**Work required**
All of the lines below are to be printed again exactly; images are excluded from the output.

**Recorded information**

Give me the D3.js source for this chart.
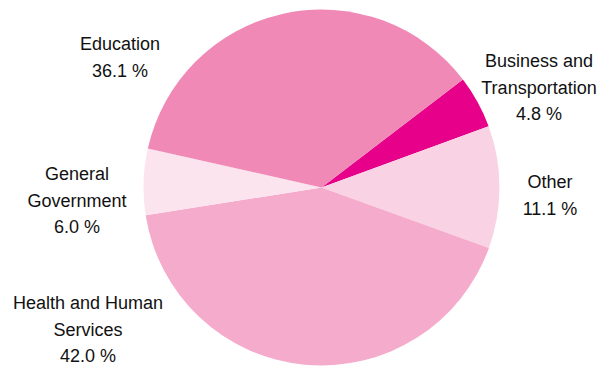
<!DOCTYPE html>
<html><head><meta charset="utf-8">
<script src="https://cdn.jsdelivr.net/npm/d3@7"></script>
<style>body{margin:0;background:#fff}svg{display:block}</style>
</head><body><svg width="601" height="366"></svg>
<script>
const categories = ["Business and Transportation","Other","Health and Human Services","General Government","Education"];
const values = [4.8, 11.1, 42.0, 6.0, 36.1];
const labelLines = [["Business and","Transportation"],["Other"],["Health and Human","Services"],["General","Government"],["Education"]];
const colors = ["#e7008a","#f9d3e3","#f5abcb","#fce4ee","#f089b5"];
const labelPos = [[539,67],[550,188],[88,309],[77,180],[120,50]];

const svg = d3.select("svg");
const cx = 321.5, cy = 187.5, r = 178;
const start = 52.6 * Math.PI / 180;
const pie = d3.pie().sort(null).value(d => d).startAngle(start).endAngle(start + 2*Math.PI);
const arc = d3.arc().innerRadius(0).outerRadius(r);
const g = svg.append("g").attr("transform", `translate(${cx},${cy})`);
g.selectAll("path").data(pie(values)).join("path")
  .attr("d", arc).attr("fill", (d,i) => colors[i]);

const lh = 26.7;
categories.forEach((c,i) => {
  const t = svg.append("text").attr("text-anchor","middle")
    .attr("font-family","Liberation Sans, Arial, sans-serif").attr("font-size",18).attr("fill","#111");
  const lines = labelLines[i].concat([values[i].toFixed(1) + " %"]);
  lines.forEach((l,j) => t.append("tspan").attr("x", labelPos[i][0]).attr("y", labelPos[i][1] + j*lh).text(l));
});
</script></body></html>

**Result**
Give me the D3.js source for this chart.
<!DOCTYPE html>
<html><head><meta charset="utf-8">
<script src="https://cdn.jsdelivr.net/npm/d3@7"></script>
<style>body{margin:0;background:#fff}svg{display:block}</style>
</head><body><svg width="601" height="366"></svg>
<script>
const categories = ["Business and Transportation","Other","Health and Human Services","General Government","Education"];
const values = [4.8, 11.1, 42.0, 6.0, 36.1];
const labelLines = [["Business and","Transportation"],["Other"],["Health and Human","Services"],["General","Government"],["Education"]];
const colors = ["#e7008a","#f9d3e3","#f5abcb","#fce4ee","#f089b5"];
const labelPos = [[539,67],[550,188],[88,309],[77,180],[120,50]];

const svg = d3.select("svg");
const cx = 321.5, cy = 187.5, r = 178;
const start = 52.6 * Math.PI / 180;
const pie = d3.pie().sort(null).value(d => d).startAngle(start).endAngle(start + 2*Math.PI);
const arc = d3.arc().innerRadius(0).outerRadius(r);
const g = svg.append("g").attr("transform", `translate(${cx},${cy})`);
g.selectAll("path").data(pie(values)).join("path")
  .attr("d", arc).attr("fill", (d,i) => colors[i]);

const lh = 26.7;
categories.forEach((c,i) => {
  const t = svg.append("text").attr("text-anchor","middle")
    .attr("font-family","Liberation Sans, Arial, sans-serif").attr("font-size",18).attr("fill","#111");
  const lines = labelLines[i].concat([values[i].toFixed(1) + " %"]);
  lines.forEach((l,j) => t.append("tspan").attr("x", labelPos[i][0]).attr("y", labelPos[i][1] + j*lh).text(l));
});
</script></body></html>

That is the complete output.